Archimedes was counted among the many victims. Later tradition held that he was killed by a Roman soldier whilst working on a mathematical problem traced in the sand. Plutarch reviewed the various versions in circulation:
As it happened, Archimedes was on his own, working out some problem with the aid of a diagram. Having fixed his mind on his study, he was not aware of the Romans’ incursion.
Suddenly, a soldier came upon him with drawn sword, and ordered him to Marcellus. Archimedes refused until he had finished his problem… Whereupon the soldier flew into a rage, and despatched him.
Others say that the Roman… had threatened to kill him at once, and that Archimedes, when he saw him, had earnestly begged him to wait so that the result would not be left without demonstration. But the soldier paid no attention, and made an end of him there and then.
There is a third story, that some soldiers fell in with Archimedes as he was taking some of his scientific instruments to Marcellus, such as sun-dials, spheres, and quadrants. They slew him, thinking that he was carrying gold.

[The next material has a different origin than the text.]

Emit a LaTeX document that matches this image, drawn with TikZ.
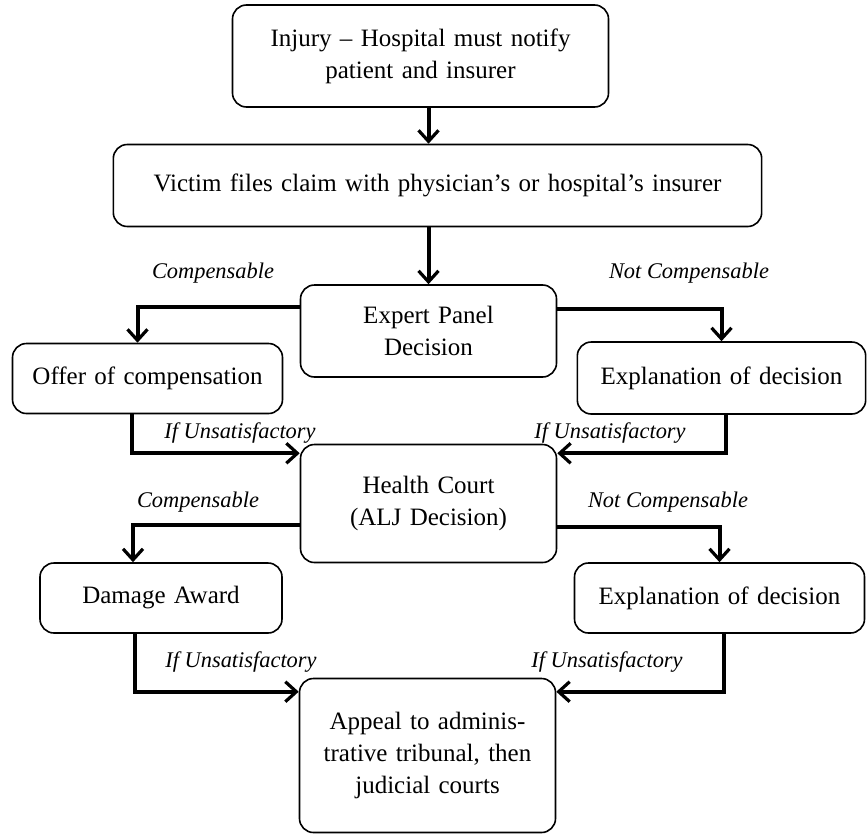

It is generally agreed, however, that Marcellus was greatly troubled by the death, and shunned the killer, seeking out the relatives of Archimedes and paying them his respects.
26
Such was the impact when Greek civilization met Roman power.
At his own expressed wish, Archimedes was buried in a tomb designed as a sphere inside a cylinder. He once said that the ratio of 2 : 3, as expressed in a sphere and cylinder of similar length and diameter, offered the most pleasing of proportions.